Before ACA, he said, it was harder to attain that level of C-suite engagement because the pressure wasn’t as intense as it’s becoming with implementation. After the Supreme Court upheld ACA’s constitutionality as a tax, “there was a very, very quick reaction from senior management that ‘This thing is here to stay, so now what do we do?’ ” Sweatt said. “It seemed that almost overnight, CEOs and presidents took a much keener interest in the health-care spend, with the recognition that this thing was not going away.”

As a consequence, Sweatt said, “HR professionals are becoming more instrumental in managing that spend from a total-compensation approach—we like to call holistic—where all pieces that cost money are viewed together. The pool for that is obviously finite, and the health-care spend is the biggest after payroll, but it’s taking a greater proportion of these overall expenses.”

Joe Sevcik, senior vice president for marketing at Assurant Benefits, noted that companies are being affected in different ways based on their employee size. After the one-year implementation delay, 2015 is the trigger year for those with 100 or more employees, and they are furthest along with their data-gathering and processes needed to address reporting and compliance. In 2016, companies with 50-99 employees will be required to provide minimum essential coverage, and they’ll feel the most pain in the coming year.

“For 2016 IRS metrics, that is pretty much done because they’ve used these as look-backs to see if companies have over 50 employees,” Sevcik said. “The other thing is, if you go over 100, you don’t have to offer metallic plans”—those designated as bronze, silver, gold or platinum. “For any employer looking to manage that employee population, that work is pretty much done,” he said, “so we’re really getting the plans in place and planning from there. Often what comes with some of these is higher deductibles, and for some, this is the first time they’ve moved to a high-deductible plan, so there’s a lot of strategy and planning that goes along with that side.”

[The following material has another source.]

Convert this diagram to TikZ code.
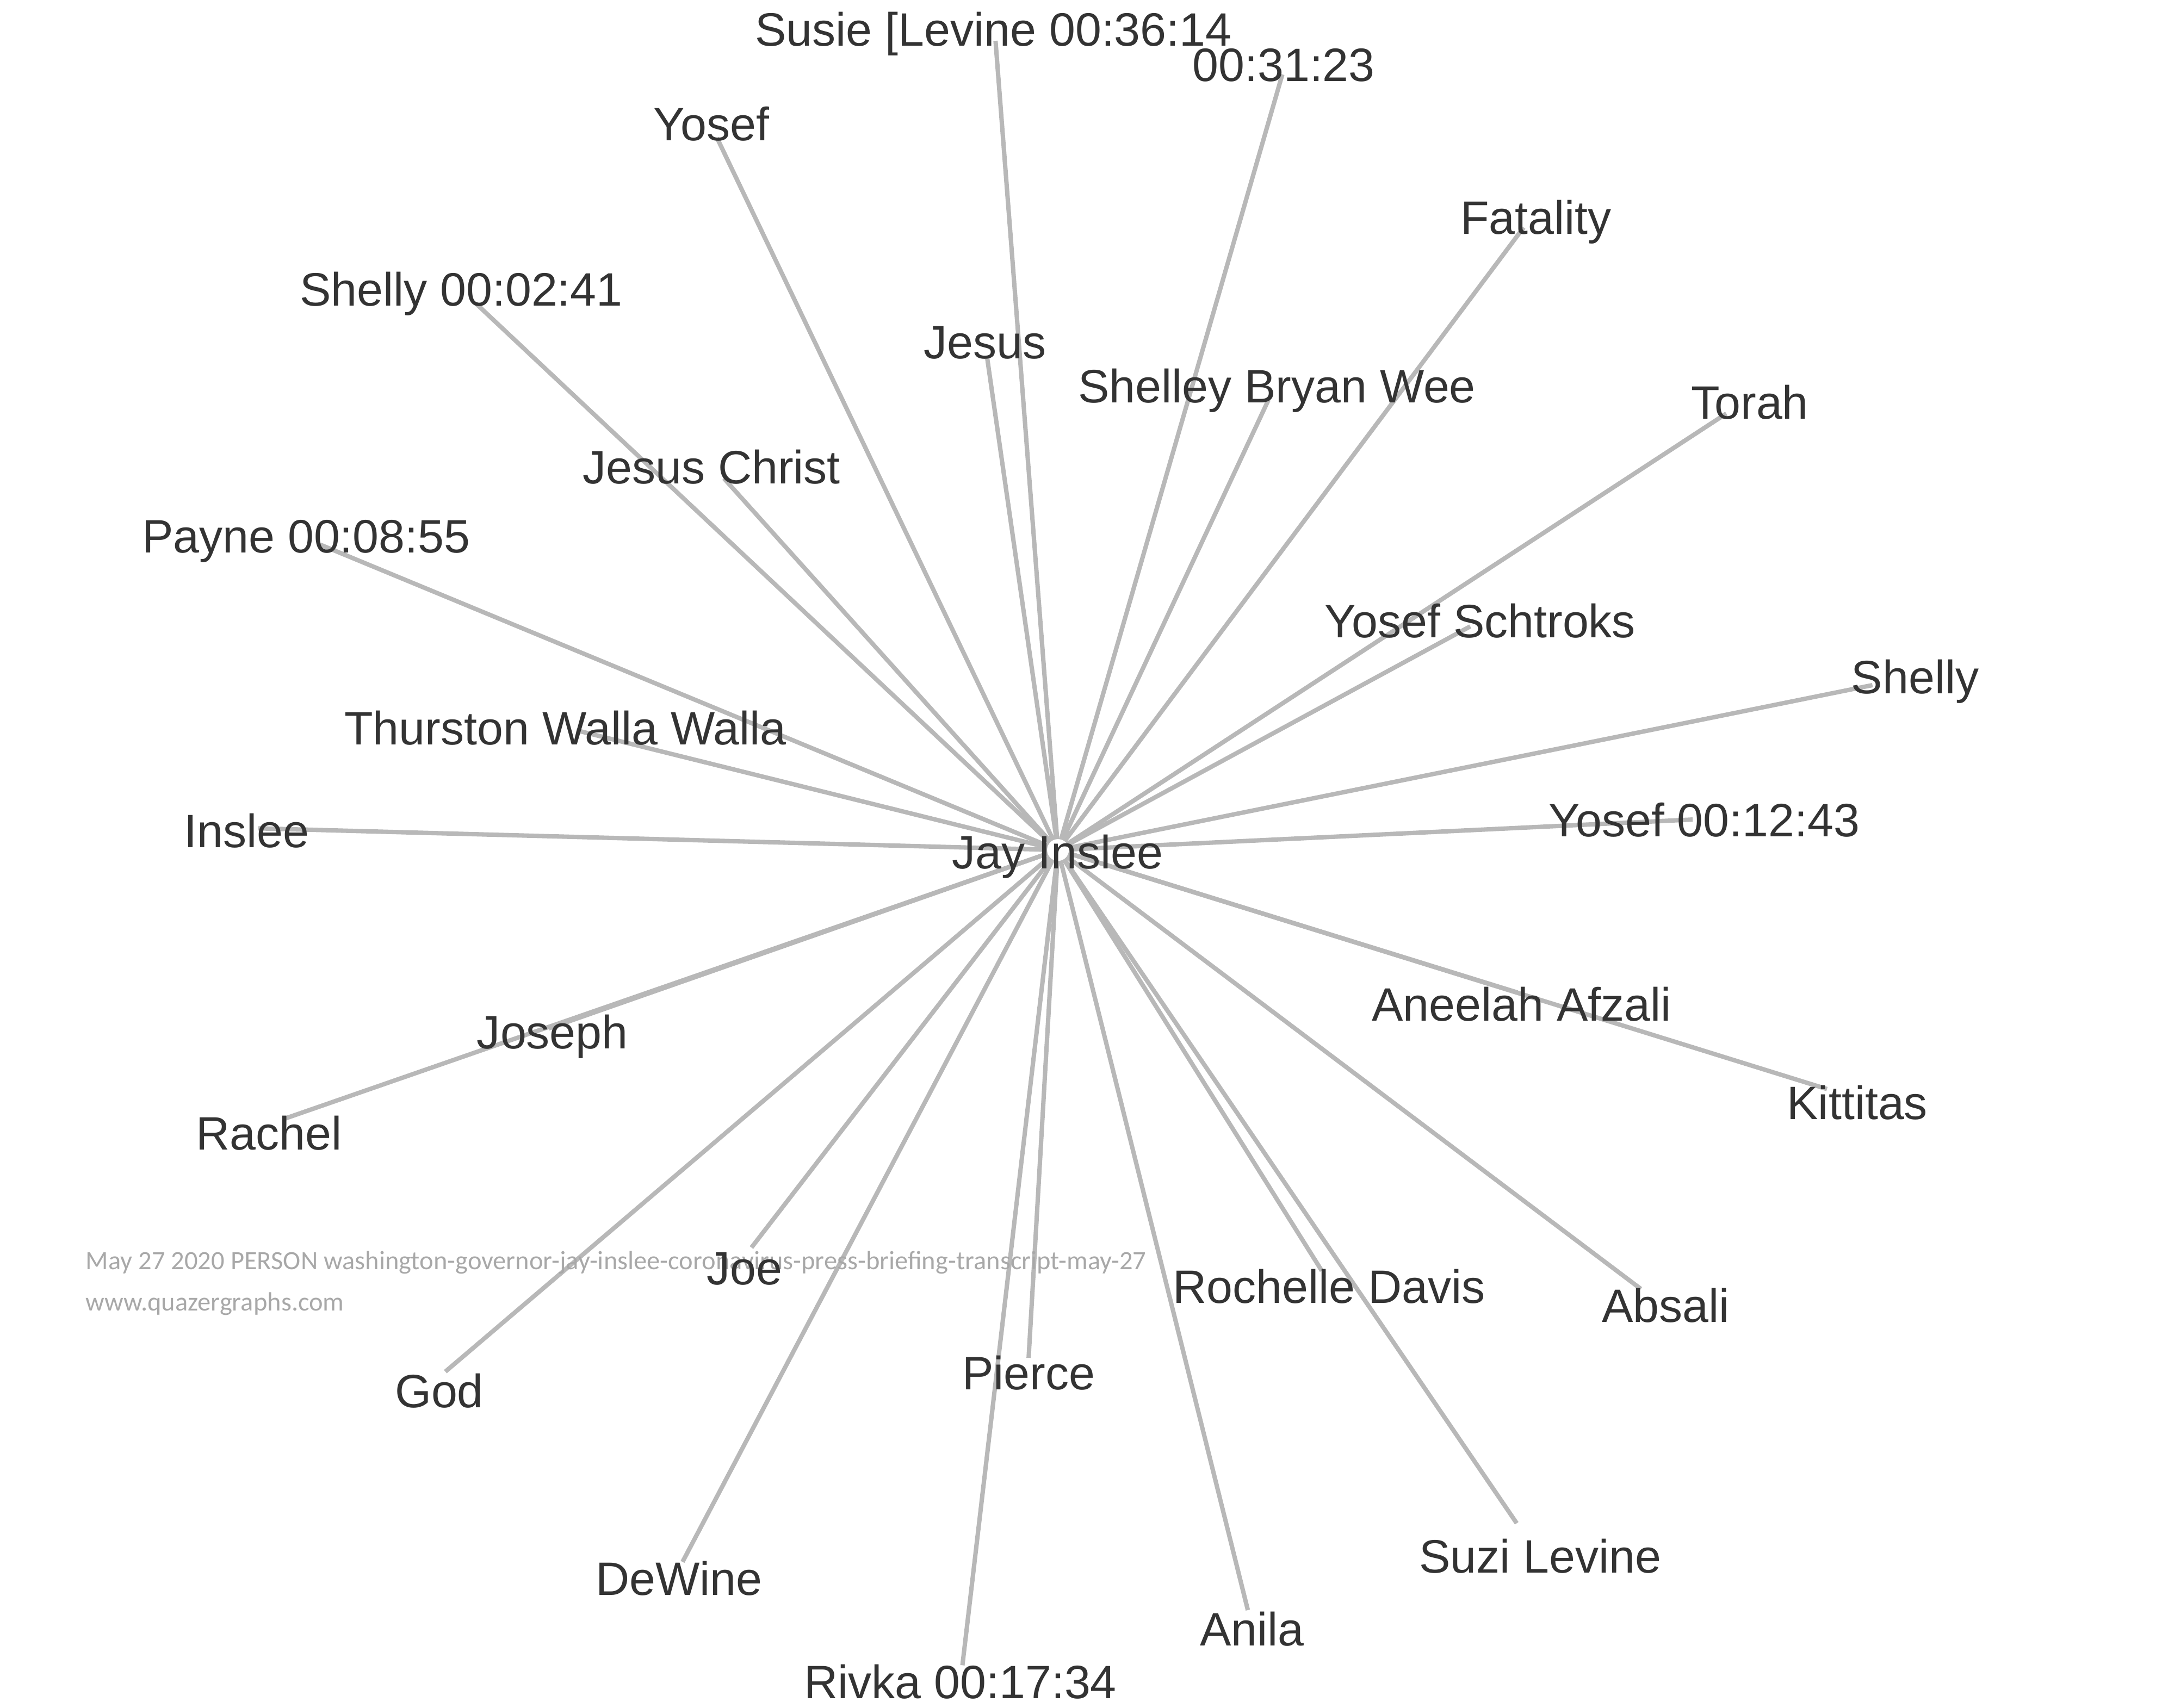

Last year’s delay in implementation allowed many smaller companies to move from October renewal dates on their health plans and push that to December. While that may have bought time to address compliance issues, it’s done nothing to alleviate the pressure on costs. “What we hear anecdotally from the broker community, and what seen is a lot of rate-filing requests of up to 50 percent increases,” Sevcik said. “Some of that still has to get approved and get negotiated down, but medical rates, regardless of what’s approved, have been outpacing inflation for some time, pre- and post-ACA.”

It all adds up to a confounding, confusing and continually changing environment, executives say.

“For smaller companies, they’re really leaning on us to do more for them than in the past,” said Spencer. “We’re serving as an outsourced HR department, making sure that they’re covered from a compliance standpoint, writing them an HR handbook. In the old days, we’d meet once a year, they would pick their options, have lunch, and play golf. Now, we have to be on top of communications compliance and reporting every day, and that’s push-ing responsibility to our side of the equation.” And, it appears, his golf game has suffered as a result of it.